Extrait de Petit almanach du sens de la vie, Livre de Poche, mars 2013
Notre
époque, qui adore tant la jeunesse, oublie parfois que celle-ci débute par un
âge peu adorable : l’âge ingrat. On dit aussi l’âge bête, mais ingrat est
meilleur, car il parle du physique autant que du moral. Pour le physique, c’est
le temps de la disgrâce, causée par les métamorphoses de la puberté. L’ado
cesse d’être enfant sans encore être adulte, tout en étant à la fois l’un et
l’autre. Il se sent à l’étroit dans des habits et des rôles trop petits, mais
est encore perdu dans un corps et des espoirs trop grands. Et puis, il y a les
signes extérieurs de jeunesse : l’acné, la mue, l’inertie, … et
d’autres plus intérieurs : l’amitié, l’amour, la sexualité.
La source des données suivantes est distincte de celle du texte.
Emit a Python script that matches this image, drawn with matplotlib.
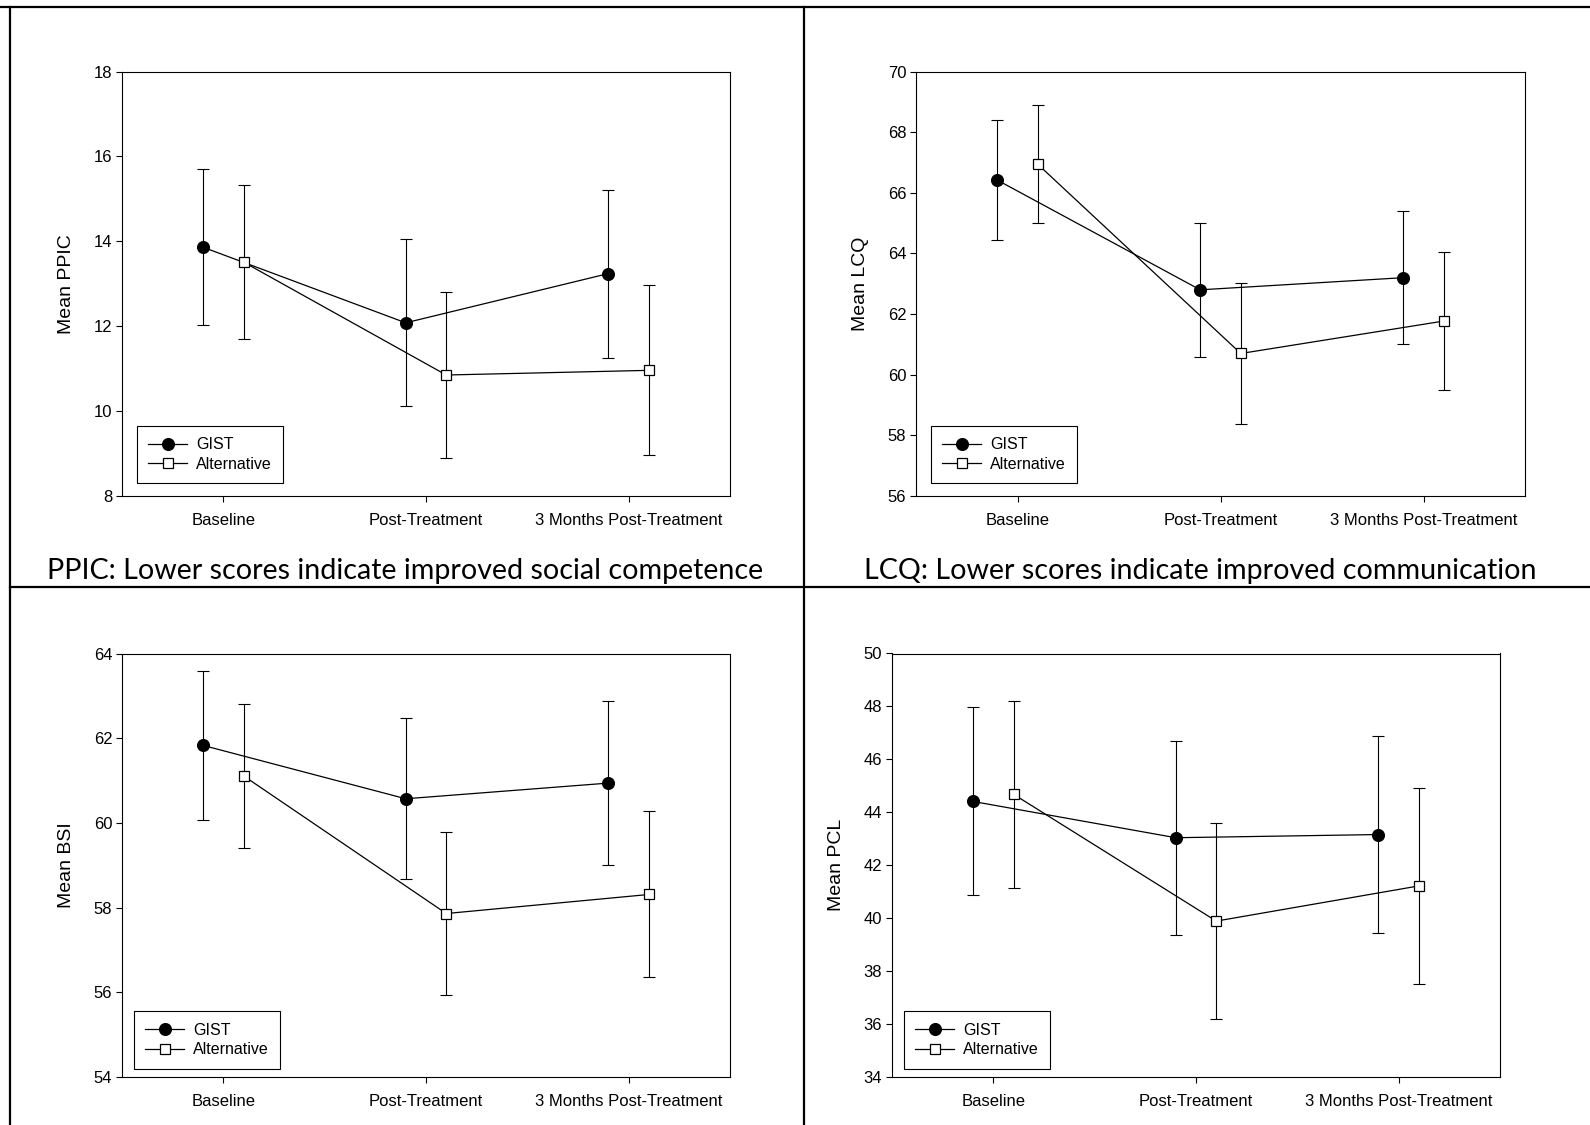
import matplotlib
matplotlib.use('Agg')
import matplotlib.pyplot as plt
import numpy as np
from matplotlib.lines import Line2D

# time points on the x axis
timepoints = ['Baseline', 'Post-Treatment', '3 Months Post-Treatment']
groups = ['GIST', 'Alternative']

# PPIC
ppic_gist = [13.86, 12.08, 13.24]
ppic_gist_err = [1.84, 1.97, 1.98]
ppic_alt = [13.51, 10.85, 10.96]
ppic_alt_err = [1.81, 1.95, 2.00]

# LCQ
lcq_gist = [66.42, 62.80, 63.20]
lcq_gist_err = [1.98, 2.20, 2.19]
lcq_alt = [66.94, 60.70, 61.77]
lcq_alt_err = [1.94, 2.33, 2.29]

# BSI
bsi_gist = [61.83, 60.57, 60.94]
bsi_gist_err = [1.75, 1.90, 1.93]
bsi_alt = [61.11, 57.86, 58.31]
bsi_alt_err = [1.70, 1.93, 1.96]

# PCL
pcl_gist = [44.41, 43.04, 43.16]
pcl_gist_err = [3.55, 3.66, 3.73]
pcl_alt = [44.68, 39.89, 41.22]
pcl_alt_err = [3.54, 3.70, 3.69]

W, H = 1590, 1125
TICK_FONT = 12


def px_axes(fig, left, top, right, bottom):
    """Add axes from pixel edges (origin top-left)."""
    return fig.add_axes([left / W, 1 - bottom / H, (right - left) / W, (bottom - top) / H])


def draw_panel(ax, gist, gist_err, alt, alt_err, ylim, yticks, ylabel, legend_pos):
    x = np.arange(len(timepoints))
    off = 0.1
    series = [(x - off, gist, gist_err, 'o', 'black', 8.5, groups[0]),
              (x + off, alt, alt_err, 's', 'white', 7, groups[1])]
    for xs, m, e, mk, fc, ms, lab in series:
        ax.errorbar(xs, m, yerr=e, fmt='none', ecolor='black', elinewidth=0.8,
                    capsize=4.5, capthick=0.8, zorder=2)
        ax.plot(xs, m, color='black', linewidth=0.9, marker=mk, markersize=ms,
                markerfacecolor=fc, markeredgecolor='black', markeredgewidth=0.9,
                label=lab, zorder=3)

    ax.set_xlim(-0.5, 2.5)
    ax.set_ylim(*ylim)
    ax.set_xticks(x)
    ax.set_xticklabels(timepoints, fontsize=TICK_FONT)
    ax.set_yticks(yticks)
    ax.set_yticklabels([str(t) for t in yticks], fontsize=TICK_FONT)
    ax.tick_params(axis='x', direction='out', length=4, width=0.8, pad=8.5)
    ax.tick_params(axis='y', direction='out', length=4, width=0.8, pad=3)
    for s in ax.spines.values():
        s.set_linewidth(0.8)
    ax.set_ylabel(ylabel, fontsize=14)
    ax.yaxis.set_label_coords(-0.077, 0.5)

    leg = ax.legend(loc='lower left', bbox_to_anchor=legend_pos, borderaxespad=0,
                    fontsize=11.5, fancybox=False, framealpha=1, edgecolor='black',
                    handlelength=2.4, handletextpad=0.6, labelspacing=0.3,
                    borderpad=0.7, numpoints=1)
    leg.get_frame().set_linewidth(0.8)


plt.rcParams['font.family'] = ['Liberation Sans', 'DejaVu Sans']

fig = plt.figure(figsize=(W / 100, H / 100), dpi=100)

ax1 = px_axes(fig, 122, 71.5, 730, 496)
draw_panel(ax1, ppic_gist, ppic_gist_err, ppic_alt, ppic_alt_err,
           (8, 18), [8, 10, 12, 14, 16, 18], 'Mean PPIC', (0.025, 0.03))

ax2 = px_axes(fig, 916, 71.5, 1525, 496)
draw_panel(ax2, lcq_gist, lcq_gist_err, lcq_alt, lcq_alt_err,
           (56, 70), [56, 58, 60, 62, 64, 66, 68, 70], 'Mean LCQ', (0.025, 0.03))

ax3 = px_axes(fig, 122, 653.5, 730, 1077)
draw_panel(ax3, bsi_gist, bsi_gist_err, bsi_alt, bsi_alt_err,
           (54, 64), [54, 56, 58, 60, 62, 64], 'Mean BSI', (0.02, 0.02))

ax4 = px_axes(fig, 892, 653.5, 1500, 1077)
draw_panel(ax4, pcl_gist, pcl_gist_err, pcl_alt, pcl_alt_err,
           (34, 50), [34, 36, 38, 40, 42, 44, 46, 48, 50], 'Mean PCL', (0.02, 0.02))

# captions under the top row
cap_y = 1 - 579.5 / H
fig.text(405.5 / W, cap_y, 'PPIC: Lower scores indicate improved social competence',
         ha='center', va='baseline', fontsize=20.6, family='Lato')
fig.text(1200.5 / W, cap_y, 'LCQ: Lower scores indicate improved communication',
         ha='center', va='baseline', fontsize=20.6, family='Lato')

# table borders
def border(x0, y0, x1, y1, lw=1.6):
    fig.add_artist(Line2D([x0 / W, x1 / W], [1 - y0 / H, 1 - y1 / H],
                          transform=fig.transFigure, color='black', linewidth=lw))

border(0, 7, W, 7)
border(9.5, 7, 9.5, H)
border(804, 7, 804, H)
border(9.5, 587, W, 587)

fig.savefig('out.png', dpi=100, facecolor='white')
Bref, tous les
horizons semblent s’ouvrir en même temps et les possibles aussi ! Sur le
plan moral, c’est aussi le temps de l’ingratitude. Les parents tout-puissants
et aimants se muent en « vieux », l’autorité protectrice devient un carcan,
l’héritage un boulet dont il faut se libérer. L’ado râle, souffle, « s’fai’ch.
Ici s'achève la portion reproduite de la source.